L’incident relance le débat sur la modernisation des systèmes anti-drones. Les autorités travaillent déjà à renforcer :
- la couverture radar de basse altitude,
- les dispositifs de brouillage longue portée,
- la coordination entre armée, police et renseignement,
- la législation sur l’usage des drones civils,
- les capacités d’analyse des signaux radio et des trajectoires suspectes.
Mais ces évolutions nécessitent du temps, des budgets et une coopération internationale, car la menace dépasse largement le cadre national.
Le survol de l’Île Longue, le 4 décembre 2025, constitue davantage qu’un simple incident technique : il marque une rupture dans la perception des risques liés aux drones et confirme l’émergence d’une nouvelle forme de menace hybride. S’il n’a provoqué ni dégâts ni interruption opérationnelle, l’événement révèle les limites de la protection aérienne des infrastructures stratégiques françaises et souligne l’urgence de renforcer les systèmes dédiés.

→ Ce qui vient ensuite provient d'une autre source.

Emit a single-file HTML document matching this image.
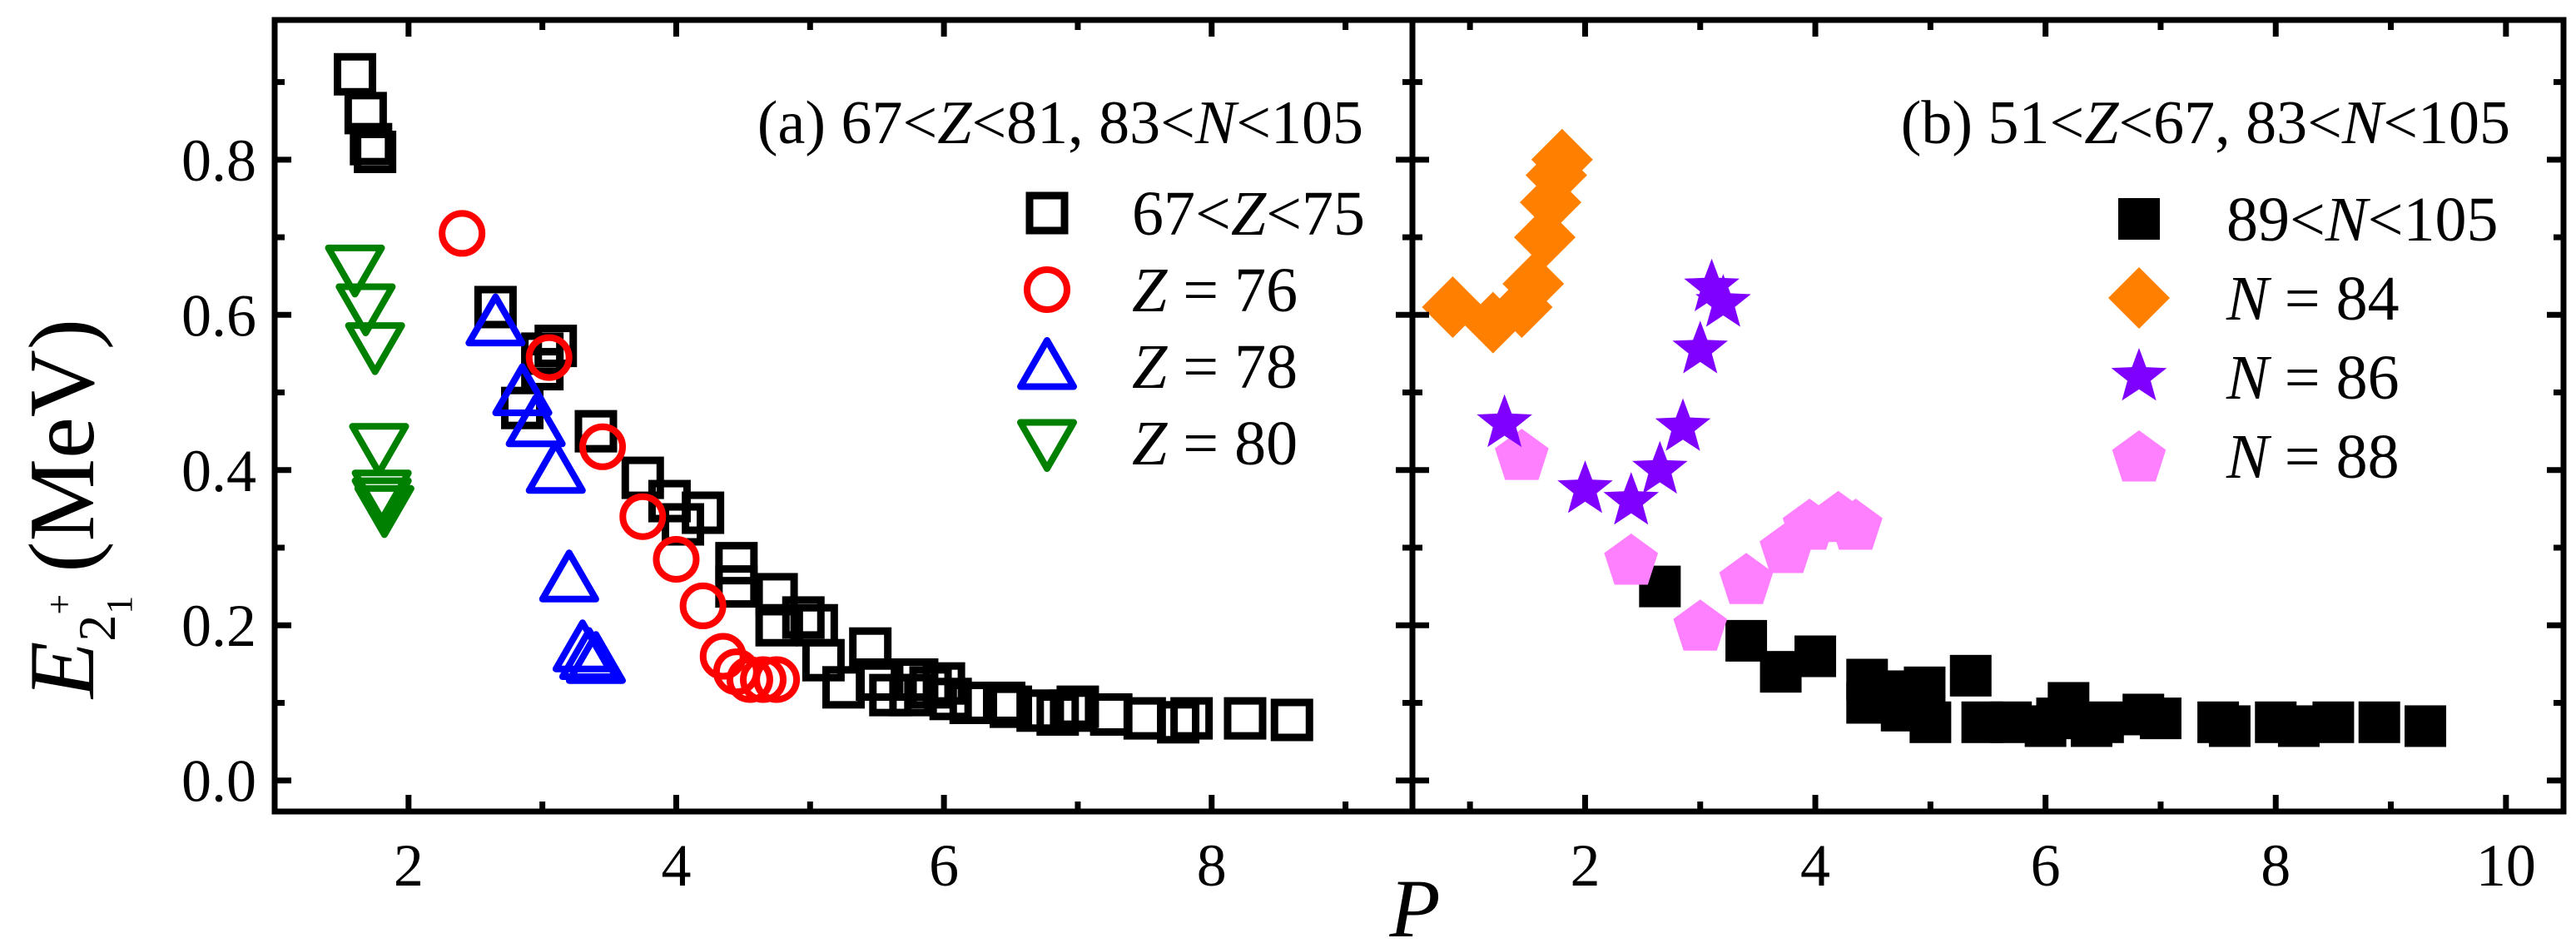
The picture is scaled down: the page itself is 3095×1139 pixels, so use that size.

L’enquête du parquet militaire de Rennes devra établir la nature exacte des drones, leurs trajectoires, leurs capacités et — si possible — l’identité de leurs opérateurs. Mais au-delà des aspects techniques ou judiciaires, l’épisode agit comme un signal : à l’heure où les technologies de surveillance, de reconnaissance et d’intrusion sont accessibles au plus grand nombre, les États doivent repenser en profondeur la sécurité de leurs installations les plus sensibles.

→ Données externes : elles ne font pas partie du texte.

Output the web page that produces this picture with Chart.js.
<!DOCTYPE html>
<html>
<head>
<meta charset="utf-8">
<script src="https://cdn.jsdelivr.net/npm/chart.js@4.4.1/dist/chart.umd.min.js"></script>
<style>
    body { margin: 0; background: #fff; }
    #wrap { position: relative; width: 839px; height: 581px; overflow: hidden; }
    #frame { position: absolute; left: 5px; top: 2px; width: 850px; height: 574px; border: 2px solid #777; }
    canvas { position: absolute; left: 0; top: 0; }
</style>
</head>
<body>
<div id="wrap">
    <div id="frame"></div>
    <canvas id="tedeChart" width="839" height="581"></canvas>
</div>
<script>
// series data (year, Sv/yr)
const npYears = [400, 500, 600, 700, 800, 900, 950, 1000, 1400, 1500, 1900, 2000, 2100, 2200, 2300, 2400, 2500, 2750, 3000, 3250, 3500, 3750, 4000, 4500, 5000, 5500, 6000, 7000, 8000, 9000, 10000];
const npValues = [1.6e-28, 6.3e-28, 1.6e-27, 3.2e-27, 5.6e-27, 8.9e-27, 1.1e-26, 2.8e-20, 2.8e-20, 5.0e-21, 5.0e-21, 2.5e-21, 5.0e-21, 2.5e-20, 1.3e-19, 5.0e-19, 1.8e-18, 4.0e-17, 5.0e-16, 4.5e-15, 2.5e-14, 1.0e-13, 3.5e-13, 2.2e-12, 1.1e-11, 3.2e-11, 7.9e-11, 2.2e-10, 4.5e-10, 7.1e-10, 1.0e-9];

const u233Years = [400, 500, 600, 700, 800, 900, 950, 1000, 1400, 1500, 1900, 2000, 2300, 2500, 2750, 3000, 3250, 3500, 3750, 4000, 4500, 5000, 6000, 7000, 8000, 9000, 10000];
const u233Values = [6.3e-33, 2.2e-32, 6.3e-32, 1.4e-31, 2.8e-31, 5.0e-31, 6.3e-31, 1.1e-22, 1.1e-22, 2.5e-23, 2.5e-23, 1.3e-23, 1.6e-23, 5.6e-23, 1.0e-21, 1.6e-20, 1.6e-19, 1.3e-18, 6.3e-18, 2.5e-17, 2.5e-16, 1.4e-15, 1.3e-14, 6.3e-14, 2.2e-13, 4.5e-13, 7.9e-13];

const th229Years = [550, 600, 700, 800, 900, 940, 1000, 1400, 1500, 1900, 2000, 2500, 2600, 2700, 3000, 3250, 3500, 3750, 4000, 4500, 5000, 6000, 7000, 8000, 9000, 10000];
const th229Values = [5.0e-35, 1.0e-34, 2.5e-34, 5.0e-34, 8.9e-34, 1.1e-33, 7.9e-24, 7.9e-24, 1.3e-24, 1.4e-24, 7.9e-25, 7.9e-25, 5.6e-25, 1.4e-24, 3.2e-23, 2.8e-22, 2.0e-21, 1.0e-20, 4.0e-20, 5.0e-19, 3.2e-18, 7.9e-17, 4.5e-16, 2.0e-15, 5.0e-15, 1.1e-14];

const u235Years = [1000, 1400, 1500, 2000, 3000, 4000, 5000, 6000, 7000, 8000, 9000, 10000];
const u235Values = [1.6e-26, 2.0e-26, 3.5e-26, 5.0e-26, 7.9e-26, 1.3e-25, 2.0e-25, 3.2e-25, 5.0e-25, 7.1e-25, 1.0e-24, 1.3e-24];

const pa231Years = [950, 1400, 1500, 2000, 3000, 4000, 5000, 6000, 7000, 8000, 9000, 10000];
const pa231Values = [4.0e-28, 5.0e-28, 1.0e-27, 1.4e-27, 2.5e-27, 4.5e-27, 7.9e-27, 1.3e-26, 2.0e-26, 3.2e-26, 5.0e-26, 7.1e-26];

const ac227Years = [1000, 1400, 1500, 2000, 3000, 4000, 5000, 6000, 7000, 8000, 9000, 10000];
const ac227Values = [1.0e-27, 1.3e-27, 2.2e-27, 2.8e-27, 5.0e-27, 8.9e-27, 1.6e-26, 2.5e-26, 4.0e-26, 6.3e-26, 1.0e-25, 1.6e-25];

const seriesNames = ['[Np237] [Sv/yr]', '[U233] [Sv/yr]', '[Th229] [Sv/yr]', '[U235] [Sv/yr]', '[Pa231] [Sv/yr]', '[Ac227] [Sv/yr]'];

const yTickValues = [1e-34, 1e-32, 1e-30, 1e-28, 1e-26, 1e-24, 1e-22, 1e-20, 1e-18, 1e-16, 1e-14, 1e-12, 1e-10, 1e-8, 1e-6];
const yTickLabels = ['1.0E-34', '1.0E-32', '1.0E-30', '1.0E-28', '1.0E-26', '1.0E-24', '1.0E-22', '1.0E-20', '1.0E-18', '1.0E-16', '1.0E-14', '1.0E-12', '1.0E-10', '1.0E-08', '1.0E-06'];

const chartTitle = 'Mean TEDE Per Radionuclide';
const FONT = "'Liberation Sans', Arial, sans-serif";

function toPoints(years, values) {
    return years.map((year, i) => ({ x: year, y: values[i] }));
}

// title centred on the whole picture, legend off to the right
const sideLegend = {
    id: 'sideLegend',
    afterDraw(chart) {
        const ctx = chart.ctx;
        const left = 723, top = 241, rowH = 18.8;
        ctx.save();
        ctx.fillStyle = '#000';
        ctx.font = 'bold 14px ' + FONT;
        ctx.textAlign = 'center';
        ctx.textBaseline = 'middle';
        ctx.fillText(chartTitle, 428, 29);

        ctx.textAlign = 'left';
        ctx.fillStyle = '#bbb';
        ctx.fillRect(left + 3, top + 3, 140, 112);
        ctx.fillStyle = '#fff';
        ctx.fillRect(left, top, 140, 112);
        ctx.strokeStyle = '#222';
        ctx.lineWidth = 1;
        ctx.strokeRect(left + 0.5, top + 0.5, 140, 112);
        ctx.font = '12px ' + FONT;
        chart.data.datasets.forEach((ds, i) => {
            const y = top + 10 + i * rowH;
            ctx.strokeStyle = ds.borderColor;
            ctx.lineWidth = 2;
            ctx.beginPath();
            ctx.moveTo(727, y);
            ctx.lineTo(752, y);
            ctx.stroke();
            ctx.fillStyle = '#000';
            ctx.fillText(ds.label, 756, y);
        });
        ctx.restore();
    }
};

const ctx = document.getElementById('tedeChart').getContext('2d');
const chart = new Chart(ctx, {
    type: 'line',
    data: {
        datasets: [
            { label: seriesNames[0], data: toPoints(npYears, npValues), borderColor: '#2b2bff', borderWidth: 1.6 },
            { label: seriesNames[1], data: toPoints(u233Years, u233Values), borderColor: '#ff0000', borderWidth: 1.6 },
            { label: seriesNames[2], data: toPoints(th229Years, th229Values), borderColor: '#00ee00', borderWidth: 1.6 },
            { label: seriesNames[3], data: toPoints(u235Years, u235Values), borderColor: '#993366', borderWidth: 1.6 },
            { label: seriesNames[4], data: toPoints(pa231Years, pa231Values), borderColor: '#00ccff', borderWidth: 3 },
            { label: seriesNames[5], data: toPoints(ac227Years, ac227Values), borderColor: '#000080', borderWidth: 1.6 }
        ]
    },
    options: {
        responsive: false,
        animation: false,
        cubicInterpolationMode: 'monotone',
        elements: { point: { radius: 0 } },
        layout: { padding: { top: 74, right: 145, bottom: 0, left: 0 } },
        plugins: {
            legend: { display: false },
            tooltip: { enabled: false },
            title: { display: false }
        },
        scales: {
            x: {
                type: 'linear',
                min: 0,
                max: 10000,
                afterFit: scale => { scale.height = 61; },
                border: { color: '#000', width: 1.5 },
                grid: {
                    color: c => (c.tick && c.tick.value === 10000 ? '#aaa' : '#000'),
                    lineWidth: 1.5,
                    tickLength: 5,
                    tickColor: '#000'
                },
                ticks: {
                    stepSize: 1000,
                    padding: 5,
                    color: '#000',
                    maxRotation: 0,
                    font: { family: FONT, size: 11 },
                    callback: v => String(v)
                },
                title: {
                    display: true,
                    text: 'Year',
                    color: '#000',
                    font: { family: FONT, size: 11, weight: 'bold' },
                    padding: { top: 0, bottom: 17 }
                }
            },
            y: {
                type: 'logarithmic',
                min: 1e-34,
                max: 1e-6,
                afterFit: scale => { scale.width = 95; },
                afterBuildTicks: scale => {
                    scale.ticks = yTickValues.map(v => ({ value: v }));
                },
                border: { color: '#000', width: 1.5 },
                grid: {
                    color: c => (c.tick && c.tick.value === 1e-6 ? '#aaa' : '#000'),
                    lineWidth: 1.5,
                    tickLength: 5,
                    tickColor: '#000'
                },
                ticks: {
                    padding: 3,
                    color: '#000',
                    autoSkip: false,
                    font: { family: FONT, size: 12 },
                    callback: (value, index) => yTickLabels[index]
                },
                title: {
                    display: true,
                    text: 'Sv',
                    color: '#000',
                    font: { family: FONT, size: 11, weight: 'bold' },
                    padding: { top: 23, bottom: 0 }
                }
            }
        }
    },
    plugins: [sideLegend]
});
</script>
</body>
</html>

Dans un contexte géopolitique global marqué par l’instabilité, la compétition technologique et la répétition d’incidents similaires en Europe, ce survol ne doit pas être considéré comme un événement isolé. Il rappelle la nécessité pour les pouvoirs publics, les forces armées et les citoyens de maintenir une vigilance accrue — et d’adapter, ensemble, les moyens de défense, de dissuasion et d’information qui constitueront la sécurité de demain.